__Written instruction__: Take the lines from the head of the listing through the one bearing "(0,0) rectangle (1100,539);" and copy them exactly, leaving every picture out.

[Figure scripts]
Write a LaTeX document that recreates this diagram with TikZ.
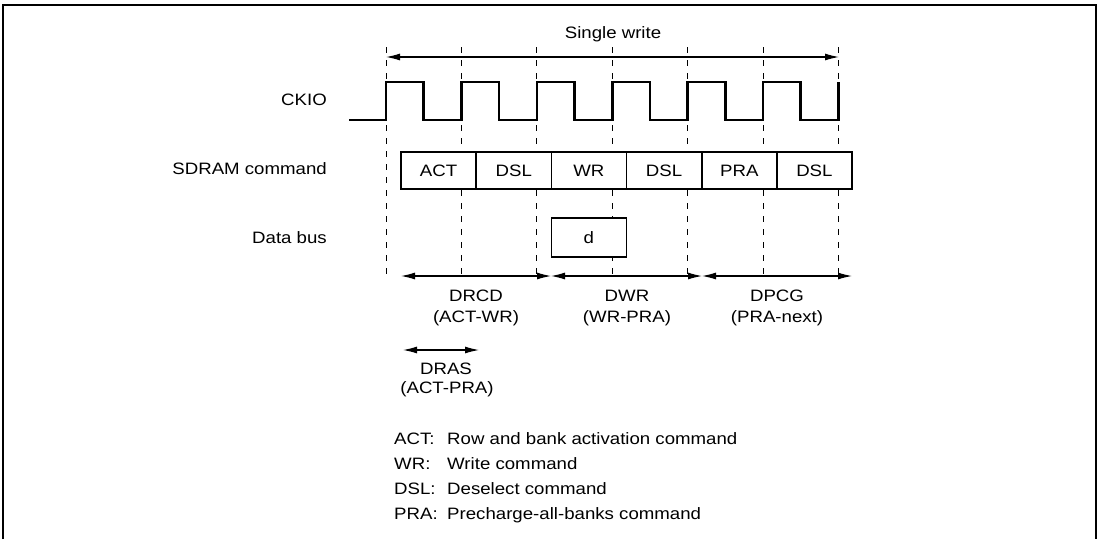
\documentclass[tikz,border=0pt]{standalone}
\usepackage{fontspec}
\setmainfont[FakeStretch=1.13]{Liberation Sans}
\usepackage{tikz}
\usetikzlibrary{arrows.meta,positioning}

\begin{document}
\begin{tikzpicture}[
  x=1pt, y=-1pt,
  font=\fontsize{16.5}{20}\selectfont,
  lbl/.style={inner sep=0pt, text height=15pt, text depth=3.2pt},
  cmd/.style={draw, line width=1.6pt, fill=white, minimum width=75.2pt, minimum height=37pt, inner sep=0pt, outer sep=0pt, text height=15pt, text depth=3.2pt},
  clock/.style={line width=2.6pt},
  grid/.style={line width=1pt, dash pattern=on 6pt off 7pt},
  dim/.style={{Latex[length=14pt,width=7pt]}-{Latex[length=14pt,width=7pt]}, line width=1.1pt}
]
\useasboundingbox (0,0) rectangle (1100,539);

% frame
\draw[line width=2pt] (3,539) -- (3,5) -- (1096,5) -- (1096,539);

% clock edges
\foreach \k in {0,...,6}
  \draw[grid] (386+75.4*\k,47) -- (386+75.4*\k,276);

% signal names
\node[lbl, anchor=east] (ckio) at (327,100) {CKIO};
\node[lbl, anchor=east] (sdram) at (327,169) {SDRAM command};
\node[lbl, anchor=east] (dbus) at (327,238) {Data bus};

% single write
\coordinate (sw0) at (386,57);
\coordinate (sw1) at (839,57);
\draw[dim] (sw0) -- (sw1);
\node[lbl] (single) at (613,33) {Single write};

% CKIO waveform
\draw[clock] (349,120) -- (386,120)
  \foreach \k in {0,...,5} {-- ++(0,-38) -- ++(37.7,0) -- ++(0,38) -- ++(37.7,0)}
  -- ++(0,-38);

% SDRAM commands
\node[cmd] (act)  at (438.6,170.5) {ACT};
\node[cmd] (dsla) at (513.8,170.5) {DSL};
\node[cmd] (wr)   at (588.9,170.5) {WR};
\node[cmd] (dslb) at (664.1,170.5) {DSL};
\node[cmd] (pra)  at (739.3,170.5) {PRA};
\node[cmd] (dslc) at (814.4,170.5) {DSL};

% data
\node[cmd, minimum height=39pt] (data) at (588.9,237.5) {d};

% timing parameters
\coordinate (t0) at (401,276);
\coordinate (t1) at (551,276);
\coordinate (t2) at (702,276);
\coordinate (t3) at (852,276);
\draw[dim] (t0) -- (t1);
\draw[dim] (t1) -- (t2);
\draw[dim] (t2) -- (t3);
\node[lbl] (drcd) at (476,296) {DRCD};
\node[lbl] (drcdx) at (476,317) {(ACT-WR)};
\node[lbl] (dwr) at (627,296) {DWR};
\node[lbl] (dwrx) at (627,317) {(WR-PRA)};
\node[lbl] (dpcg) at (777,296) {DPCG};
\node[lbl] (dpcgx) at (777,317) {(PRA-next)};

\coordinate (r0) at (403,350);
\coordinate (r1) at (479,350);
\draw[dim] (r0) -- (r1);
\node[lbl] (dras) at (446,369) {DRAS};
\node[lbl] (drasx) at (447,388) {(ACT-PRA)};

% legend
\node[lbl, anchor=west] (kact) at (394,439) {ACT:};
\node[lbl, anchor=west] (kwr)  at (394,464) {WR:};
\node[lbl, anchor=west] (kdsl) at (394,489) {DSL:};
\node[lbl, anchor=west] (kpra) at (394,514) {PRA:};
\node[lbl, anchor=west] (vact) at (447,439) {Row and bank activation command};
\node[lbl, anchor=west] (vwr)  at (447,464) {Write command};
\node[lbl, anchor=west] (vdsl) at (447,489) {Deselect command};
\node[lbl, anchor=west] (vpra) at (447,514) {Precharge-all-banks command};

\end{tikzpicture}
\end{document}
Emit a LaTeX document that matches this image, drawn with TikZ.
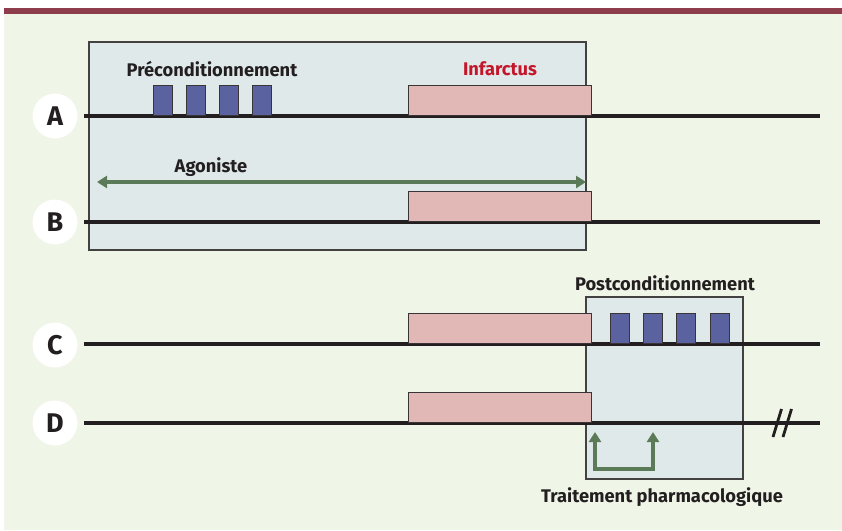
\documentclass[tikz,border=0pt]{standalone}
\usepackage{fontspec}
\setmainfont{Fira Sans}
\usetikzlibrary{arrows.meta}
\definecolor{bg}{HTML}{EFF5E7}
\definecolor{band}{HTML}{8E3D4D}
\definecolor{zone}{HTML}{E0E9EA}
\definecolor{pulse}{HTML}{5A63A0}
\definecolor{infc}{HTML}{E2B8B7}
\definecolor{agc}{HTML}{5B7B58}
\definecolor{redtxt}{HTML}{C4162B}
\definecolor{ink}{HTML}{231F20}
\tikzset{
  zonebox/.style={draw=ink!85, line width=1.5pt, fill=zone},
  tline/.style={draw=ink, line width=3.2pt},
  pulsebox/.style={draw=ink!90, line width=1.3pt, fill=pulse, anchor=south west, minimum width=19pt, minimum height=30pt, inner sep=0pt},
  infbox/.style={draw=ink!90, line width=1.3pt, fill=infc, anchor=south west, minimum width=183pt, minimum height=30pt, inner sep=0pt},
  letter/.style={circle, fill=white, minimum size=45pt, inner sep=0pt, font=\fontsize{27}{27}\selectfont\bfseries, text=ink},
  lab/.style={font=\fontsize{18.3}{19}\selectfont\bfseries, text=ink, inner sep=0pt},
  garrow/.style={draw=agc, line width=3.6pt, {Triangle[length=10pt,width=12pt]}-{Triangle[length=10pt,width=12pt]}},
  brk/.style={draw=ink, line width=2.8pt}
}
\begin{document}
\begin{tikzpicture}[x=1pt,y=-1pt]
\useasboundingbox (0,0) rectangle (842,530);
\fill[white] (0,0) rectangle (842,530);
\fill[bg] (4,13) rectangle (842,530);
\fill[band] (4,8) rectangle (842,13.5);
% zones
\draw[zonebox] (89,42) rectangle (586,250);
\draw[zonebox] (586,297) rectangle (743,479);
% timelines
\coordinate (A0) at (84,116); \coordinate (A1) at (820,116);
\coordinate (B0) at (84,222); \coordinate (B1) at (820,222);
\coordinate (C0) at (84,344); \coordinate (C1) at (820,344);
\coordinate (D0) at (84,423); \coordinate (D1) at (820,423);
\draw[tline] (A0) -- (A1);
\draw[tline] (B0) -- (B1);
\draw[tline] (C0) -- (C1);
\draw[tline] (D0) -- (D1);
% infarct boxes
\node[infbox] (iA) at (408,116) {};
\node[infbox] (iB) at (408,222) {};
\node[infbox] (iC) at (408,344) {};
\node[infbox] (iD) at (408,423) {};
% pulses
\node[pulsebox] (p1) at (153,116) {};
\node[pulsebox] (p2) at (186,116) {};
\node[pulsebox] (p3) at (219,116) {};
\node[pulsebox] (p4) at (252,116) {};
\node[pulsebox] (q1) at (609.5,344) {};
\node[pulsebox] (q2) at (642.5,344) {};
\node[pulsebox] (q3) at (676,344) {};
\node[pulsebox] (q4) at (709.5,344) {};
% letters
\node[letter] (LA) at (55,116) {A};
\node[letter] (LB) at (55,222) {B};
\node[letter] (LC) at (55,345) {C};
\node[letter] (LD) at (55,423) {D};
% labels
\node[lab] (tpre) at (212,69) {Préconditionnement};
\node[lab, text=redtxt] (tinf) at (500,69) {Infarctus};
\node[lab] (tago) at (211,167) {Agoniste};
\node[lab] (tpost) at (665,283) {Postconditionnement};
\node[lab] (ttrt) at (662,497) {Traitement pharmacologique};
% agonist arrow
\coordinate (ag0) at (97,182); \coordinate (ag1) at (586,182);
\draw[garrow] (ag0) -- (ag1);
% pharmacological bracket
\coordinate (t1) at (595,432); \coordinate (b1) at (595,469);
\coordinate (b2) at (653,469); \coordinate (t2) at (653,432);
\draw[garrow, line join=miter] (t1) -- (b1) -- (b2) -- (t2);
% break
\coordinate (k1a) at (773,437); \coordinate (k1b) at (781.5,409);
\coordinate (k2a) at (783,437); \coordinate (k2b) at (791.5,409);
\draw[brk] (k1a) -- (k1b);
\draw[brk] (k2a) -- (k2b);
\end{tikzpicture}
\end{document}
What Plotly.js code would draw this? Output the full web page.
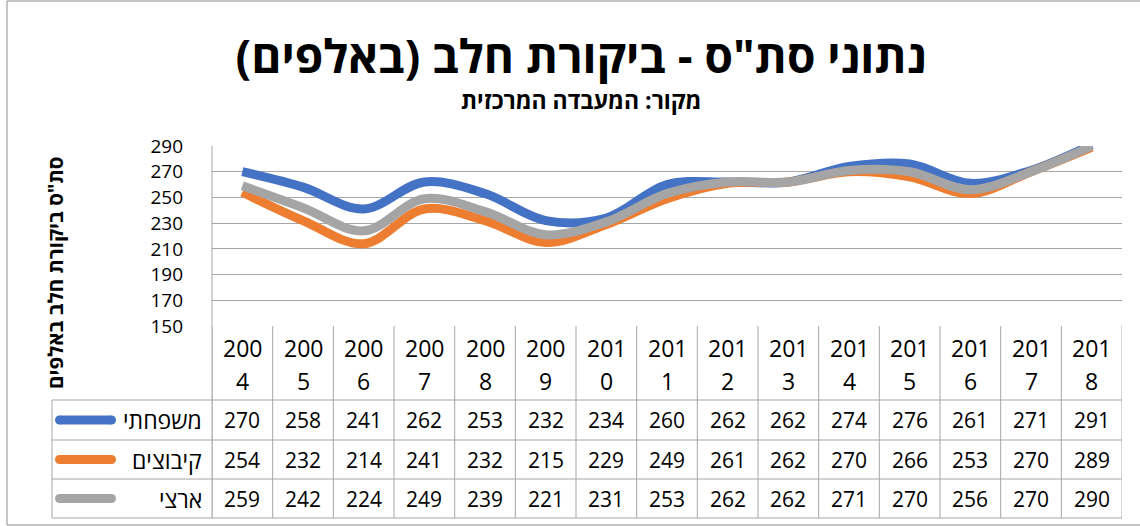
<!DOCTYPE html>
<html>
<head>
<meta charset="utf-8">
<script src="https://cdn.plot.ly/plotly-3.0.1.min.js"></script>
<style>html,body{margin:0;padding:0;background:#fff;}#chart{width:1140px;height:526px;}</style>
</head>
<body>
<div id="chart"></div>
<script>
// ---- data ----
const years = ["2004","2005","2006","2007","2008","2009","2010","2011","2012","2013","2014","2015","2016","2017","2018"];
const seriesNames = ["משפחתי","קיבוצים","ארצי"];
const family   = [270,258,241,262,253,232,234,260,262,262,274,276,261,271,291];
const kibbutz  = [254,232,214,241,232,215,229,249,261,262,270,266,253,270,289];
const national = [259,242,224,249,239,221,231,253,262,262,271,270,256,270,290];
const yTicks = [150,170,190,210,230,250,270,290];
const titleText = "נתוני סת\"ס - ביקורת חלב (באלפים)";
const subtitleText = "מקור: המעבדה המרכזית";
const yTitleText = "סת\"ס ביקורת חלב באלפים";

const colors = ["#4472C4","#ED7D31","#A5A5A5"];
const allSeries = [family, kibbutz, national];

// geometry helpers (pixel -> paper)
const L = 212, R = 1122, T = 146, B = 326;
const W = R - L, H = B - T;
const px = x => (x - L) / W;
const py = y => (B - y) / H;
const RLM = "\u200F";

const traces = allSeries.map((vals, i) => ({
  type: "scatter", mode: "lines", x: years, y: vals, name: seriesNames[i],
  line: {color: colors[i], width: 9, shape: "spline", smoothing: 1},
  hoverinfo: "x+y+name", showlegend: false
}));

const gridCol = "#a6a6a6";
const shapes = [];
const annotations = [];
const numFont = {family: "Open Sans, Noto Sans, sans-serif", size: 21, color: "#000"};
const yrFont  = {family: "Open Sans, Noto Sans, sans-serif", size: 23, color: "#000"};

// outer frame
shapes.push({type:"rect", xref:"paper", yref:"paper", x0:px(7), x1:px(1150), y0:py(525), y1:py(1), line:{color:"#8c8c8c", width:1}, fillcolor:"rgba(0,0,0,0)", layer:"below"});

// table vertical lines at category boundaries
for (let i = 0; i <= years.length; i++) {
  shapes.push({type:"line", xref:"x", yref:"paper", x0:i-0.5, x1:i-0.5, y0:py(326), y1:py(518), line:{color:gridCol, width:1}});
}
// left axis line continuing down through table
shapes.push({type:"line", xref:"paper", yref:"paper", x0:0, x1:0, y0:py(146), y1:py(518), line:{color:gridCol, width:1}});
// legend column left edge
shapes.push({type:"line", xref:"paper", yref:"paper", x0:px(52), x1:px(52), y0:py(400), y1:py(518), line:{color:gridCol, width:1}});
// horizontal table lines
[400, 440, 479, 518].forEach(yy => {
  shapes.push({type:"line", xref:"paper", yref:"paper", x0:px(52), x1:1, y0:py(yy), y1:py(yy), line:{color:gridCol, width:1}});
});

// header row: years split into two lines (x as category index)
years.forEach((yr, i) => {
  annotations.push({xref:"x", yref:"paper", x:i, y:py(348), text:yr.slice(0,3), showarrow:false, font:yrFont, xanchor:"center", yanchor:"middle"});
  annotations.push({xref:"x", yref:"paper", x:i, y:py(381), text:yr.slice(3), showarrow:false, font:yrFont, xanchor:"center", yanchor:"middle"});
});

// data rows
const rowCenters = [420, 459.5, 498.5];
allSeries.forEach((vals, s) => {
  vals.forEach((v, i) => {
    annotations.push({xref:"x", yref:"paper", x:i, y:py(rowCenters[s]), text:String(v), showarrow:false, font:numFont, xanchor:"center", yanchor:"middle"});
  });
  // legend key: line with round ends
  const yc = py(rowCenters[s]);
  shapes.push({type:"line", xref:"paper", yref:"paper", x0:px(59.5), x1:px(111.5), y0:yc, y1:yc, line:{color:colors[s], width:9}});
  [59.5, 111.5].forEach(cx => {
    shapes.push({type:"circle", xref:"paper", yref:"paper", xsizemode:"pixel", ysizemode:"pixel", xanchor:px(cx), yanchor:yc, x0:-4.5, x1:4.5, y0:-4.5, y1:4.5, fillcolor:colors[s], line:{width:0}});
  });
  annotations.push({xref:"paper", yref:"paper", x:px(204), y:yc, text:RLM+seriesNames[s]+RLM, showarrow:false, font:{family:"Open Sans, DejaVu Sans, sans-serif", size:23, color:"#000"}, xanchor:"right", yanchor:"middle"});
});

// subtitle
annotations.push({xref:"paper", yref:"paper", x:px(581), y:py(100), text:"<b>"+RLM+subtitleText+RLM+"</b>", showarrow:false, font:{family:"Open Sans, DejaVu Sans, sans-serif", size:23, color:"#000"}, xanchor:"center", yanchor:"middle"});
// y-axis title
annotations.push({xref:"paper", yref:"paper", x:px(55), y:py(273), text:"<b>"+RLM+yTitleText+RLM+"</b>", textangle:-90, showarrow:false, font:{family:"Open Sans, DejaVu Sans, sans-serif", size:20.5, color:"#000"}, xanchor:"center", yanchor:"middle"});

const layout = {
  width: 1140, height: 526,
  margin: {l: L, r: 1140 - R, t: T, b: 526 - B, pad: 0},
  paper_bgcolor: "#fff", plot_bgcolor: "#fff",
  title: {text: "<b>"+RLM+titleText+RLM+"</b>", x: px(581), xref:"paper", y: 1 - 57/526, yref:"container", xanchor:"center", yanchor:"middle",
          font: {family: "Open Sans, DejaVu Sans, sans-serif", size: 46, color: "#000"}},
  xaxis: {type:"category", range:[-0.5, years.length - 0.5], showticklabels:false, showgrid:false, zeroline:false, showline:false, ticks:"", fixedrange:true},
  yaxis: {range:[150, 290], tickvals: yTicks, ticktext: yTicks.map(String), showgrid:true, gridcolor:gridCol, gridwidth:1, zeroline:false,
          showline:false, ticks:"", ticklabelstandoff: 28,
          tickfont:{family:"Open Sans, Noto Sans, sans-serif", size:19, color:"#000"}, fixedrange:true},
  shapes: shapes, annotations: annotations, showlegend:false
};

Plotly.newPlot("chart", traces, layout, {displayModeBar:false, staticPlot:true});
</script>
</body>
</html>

__Expected answer__:
Write a LaTeX document that recreates this diagram with TikZ.
\documentclass[tikz,border=0pt]{standalone}
\usepackage{fontspec}
\setmainfont[FakeStretch=1.13]{Liberation Sans}
\usepackage{tikz}
\usetikzlibrary{arrows.meta,positioning}

\begin{document}
\begin{tikzpicture}[
  x=1pt, y=-1pt,
  font=\fontsize{16.5}{20}\selectfont,
  lbl/.style={inner sep=0pt, text height=15pt, text depth=3.2pt},
  cmd/.style={draw, line width=1.6pt, fill=white, minimum width=75.2pt, minimum height=37pt, inner sep=0pt, outer sep=0pt, text height=15pt, text depth=3.2pt},
  clock/.style={line width=2.6pt},
  grid/.style={line width=1pt, dash pattern=on 6pt off 7pt},
  dim/.style={{Latex[length=14pt,width=7pt]}-{Latex[length=14pt,width=7pt]}, line width=1.1pt}
]
\useasboundingbox (0,0) rectangle (1100,539);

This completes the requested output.